[Exercise directions]: Output the material beneath this task exactly, images excluded.

[Source excerpt]:

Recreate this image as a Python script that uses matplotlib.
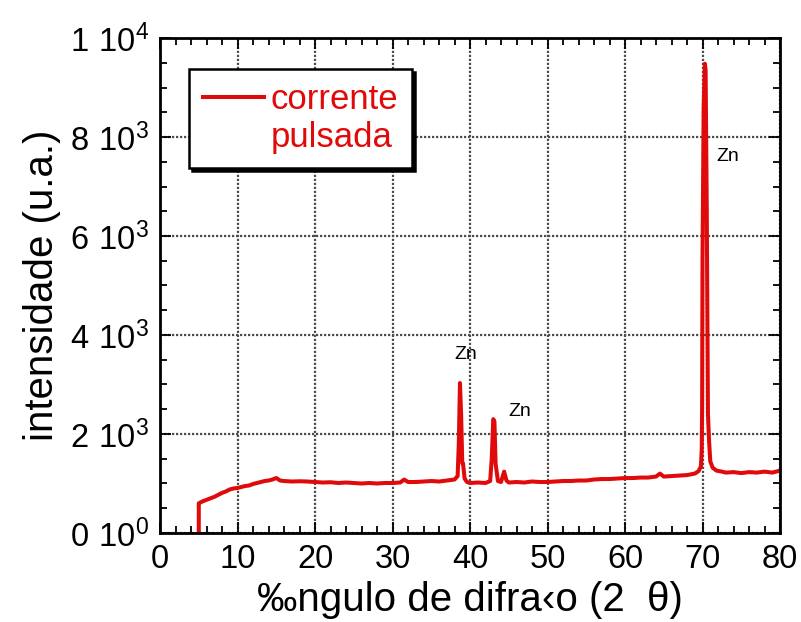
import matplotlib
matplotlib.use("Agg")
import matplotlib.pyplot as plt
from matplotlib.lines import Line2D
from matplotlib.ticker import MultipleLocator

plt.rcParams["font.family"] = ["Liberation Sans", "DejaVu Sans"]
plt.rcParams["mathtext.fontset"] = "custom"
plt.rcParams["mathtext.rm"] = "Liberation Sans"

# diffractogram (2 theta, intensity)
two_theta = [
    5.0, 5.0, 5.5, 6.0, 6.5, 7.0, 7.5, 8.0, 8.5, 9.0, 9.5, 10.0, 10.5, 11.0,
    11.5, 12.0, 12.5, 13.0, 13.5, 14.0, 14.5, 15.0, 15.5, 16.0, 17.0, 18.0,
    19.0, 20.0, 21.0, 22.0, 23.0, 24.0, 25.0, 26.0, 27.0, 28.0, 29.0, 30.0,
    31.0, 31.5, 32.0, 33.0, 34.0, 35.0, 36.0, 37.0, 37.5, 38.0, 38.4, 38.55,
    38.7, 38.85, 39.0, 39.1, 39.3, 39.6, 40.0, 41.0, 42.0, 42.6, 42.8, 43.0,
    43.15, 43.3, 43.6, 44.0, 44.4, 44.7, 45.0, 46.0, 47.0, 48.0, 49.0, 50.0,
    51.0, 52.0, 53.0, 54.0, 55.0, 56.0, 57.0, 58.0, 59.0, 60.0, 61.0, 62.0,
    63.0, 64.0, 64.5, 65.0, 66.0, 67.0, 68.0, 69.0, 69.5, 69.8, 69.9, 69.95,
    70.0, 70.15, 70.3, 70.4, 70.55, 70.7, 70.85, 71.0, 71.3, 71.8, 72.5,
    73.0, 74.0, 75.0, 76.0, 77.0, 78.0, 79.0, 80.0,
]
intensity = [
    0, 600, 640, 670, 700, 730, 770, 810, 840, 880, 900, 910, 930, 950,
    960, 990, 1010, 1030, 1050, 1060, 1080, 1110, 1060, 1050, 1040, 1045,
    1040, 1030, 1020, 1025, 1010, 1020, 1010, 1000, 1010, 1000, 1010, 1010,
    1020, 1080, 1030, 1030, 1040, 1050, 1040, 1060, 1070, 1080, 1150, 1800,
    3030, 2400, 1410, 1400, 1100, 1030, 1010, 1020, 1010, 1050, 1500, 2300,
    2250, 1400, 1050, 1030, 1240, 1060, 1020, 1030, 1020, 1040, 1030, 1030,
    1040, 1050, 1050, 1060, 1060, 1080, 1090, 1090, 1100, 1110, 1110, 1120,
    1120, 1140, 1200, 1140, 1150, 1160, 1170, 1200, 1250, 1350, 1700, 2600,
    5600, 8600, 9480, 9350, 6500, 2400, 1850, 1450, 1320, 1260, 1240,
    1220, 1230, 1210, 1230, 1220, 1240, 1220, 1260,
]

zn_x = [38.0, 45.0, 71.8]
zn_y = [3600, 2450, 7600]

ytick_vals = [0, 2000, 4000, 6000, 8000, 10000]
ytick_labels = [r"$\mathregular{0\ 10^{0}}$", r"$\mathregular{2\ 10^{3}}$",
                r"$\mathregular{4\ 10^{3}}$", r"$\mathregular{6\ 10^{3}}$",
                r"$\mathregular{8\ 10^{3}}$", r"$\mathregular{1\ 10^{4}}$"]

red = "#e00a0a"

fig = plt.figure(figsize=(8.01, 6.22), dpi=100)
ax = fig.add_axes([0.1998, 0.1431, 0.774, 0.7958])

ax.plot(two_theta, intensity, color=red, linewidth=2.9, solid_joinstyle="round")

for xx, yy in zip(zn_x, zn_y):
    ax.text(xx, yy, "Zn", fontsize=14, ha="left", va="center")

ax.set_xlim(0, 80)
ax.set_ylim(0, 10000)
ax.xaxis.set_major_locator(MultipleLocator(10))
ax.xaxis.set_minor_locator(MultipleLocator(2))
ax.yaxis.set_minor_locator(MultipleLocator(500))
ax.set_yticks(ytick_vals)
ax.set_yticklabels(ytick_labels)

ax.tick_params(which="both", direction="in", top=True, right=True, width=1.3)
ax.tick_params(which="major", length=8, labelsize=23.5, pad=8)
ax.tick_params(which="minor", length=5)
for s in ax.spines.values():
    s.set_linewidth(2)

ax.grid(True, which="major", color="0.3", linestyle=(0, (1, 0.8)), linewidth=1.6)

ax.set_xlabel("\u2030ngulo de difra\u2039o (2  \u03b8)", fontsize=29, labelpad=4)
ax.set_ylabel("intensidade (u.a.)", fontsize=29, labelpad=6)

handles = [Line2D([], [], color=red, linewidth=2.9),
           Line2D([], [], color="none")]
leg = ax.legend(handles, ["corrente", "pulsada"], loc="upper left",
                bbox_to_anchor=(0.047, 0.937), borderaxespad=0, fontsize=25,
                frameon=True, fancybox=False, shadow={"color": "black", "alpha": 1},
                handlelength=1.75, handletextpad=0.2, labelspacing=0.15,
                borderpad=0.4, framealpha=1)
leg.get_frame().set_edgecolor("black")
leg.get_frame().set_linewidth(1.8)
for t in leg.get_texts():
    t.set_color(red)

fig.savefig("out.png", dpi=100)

[The output]:
Recreate this image as a Python script that uses matplotlib.
import matplotlib
matplotlib.use("Agg")
import matplotlib.pyplot as plt
from matplotlib.lines import Line2D
from matplotlib.ticker import MultipleLocator

plt.rcParams["font.family"] = ["Liberation Sans", "DejaVu Sans"]
plt.rcParams["mathtext.fontset"] = "custom"
plt.rcParams["mathtext.rm"] = "Liberation Sans"

# diffractogram (2 theta, intensity)
two_theta = [
    5.0, 5.0, 5.5, 6.0, 6.5, 7.0, 7.5, 8.0, 8.5, 9.0, 9.5, 10.0, 10.5, 11.0,
    11.5, 12.0, 12.5, 13.0, 13.5, 14.0, 14.5, 15.0, 15.5, 16.0, 17.0, 18.0,
    19.0, 20.0, 21.0, 22.0, 23.0, 24.0, 25.0, 26.0, 27.0, 28.0, 29.0, 30.0,
    31.0, 31.5, 32.0, 33.0, 34.0, 35.0, 36.0, 37.0, 37.5, 38.0, 38.4, 38.55,
    38.7, 38.85, 39.0, 39.1, 39.3, 39.6, 40.0, 41.0, 42.0, 42.6, 42.8, 43.0,
    43.15, 43.3, 43.6, 44.0, 44.4, 44.7, 45.0, 46.0, 47.0, 48.0, 49.0, 50.0,
    51.0, 52.0, 53.0, 54.0, 55.0, 56.0, 57.0, 58.0, 59.0, 60.0, 61.0, 62.0,
    63.0, 64.0, 64.5, 65.0, 66.0, 67.0, 68.0, 69.0, 69.5, 69.8, 69.9, 69.95,
    70.0, 70.15, 70.3, 70.4, 70.55, 70.7, 70.85, 71.0, 71.3, 71.8, 72.5,
    73.0, 74.0, 75.0, 76.0, 77.0, 78.0, 79.0, 80.0,
]
intensity = [
    0, 600, 640, 670, 700, 730, 770, 810, 840, 880, 900, 910, 930, 950,
    960, 990, 1010, 1030, 1050, 1060, 1080, 1110, 1060, 1050, 1040, 1045,
    1040, 1030, 1020, 1025, 1010, 1020, 1010, 1000, 1010, 1000, 1010, 1010,
    1020, 1080, 1030, 1030, 1040, 1050, 1040, 1060, 1070, 1080, 1150, 1800,
    3030, 2400, 1410, 1400, 1100, 1030, 1010, 1020, 1010, 1050, 1500, 2300,
    2250, 1400, 1050, 1030, 1240, 1060, 1020, 1030, 1020, 1040, 1030, 1030,
    1040, 1050, 1050, 1060, 1060, 1080, 1090, 1090, 1100, 1110, 1110, 1120,
    1120, 1140, 1200, 1140, 1150, 1160, 1170, 1200, 1250, 1350, 1700, 2600,
    5600, 8600, 9480, 9350, 6500, 2400, 1850, 1450, 1320, 1260, 1240,
    1220, 1230, 1210, 1230, 1220, 1240, 1220, 1260,
]

zn_x = [38.0, 45.0, 71.8]
zn_y = [3600, 2450, 7600]

ytick_vals = [0, 2000, 4000, 6000, 8000, 10000]
ytick_labels = [r"$\mathregular{0\ 10^{0}}$", r"$\mathregular{2\ 10^{3}}$",
                r"$\mathregular{4\ 10^{3}}$", r"$\mathregular{6\ 10^{3}}$",
                r"$\mathregular{8\ 10^{3}}$", r"$\mathregular{1\ 10^{4}}$"]

red = "#e00a0a"

fig = plt.figure(figsize=(8.01, 6.22), dpi=100)
ax = fig.add_axes([0.1998, 0.1431, 0.774, 0.7958])

ax.plot(two_theta, intensity, color=red, linewidth=2.9, solid_joinstyle="round")

for xx, yy in zip(zn_x, zn_y):
    ax.text(xx, yy, "Zn", fontsize=14, ha="left", va="center")

ax.set_xlim(0, 80)
ax.set_ylim(0, 10000)
ax.xaxis.set_major_locator(MultipleLocator(10))
ax.xaxis.set_minor_locator(MultipleLocator(2))
ax.yaxis.set_minor_locator(MultipleLocator(500))
ax.set_yticks(ytick_vals)
ax.set_yticklabels(ytick_labels)

ax.tick_params(which="both", direction="in", top=True, right=True, width=1.3)
ax.tick_params(which="major", length=8, labelsize=23.5, pad=8)
ax.tick_params(which="minor", length=5)
for s in ax.spines.values():
    s.set_linewidth(2)

ax.grid(True, which="major", color="0.3", linestyle=(0, (1, 0.8)), linewidth=1.6)

ax.set_xlabel("\u2030ngulo de difra\u2039o (2  \u03b8)", fontsize=29, labelpad=4)
ax.set_ylabel("intensidade (u.a.)", fontsize=29, labelpad=6)

handles = [Line2D([], [], color=red, linewidth=2.9),
           Line2D([], [], color="none")]
leg = ax.legend(handles, ["corrente", "pulsada"], loc="upper left",
                bbox_to_anchor=(0.047, 0.937), borderaxespad=0, fontsize=25,
                frameon=True, fancybox=False, shadow={"color": "black", "alpha": 1},
                handlelength=1.75, handletextpad=0.2, labelspacing=0.15,
                borderpad=0.4, framealpha=1)
leg.get_frame().set_edgecolor("black")
leg.get_frame().set_linewidth(1.8)
for t in leg.get_texts():
    t.set_color(red)

fig.savefig("out.png", dpi=100)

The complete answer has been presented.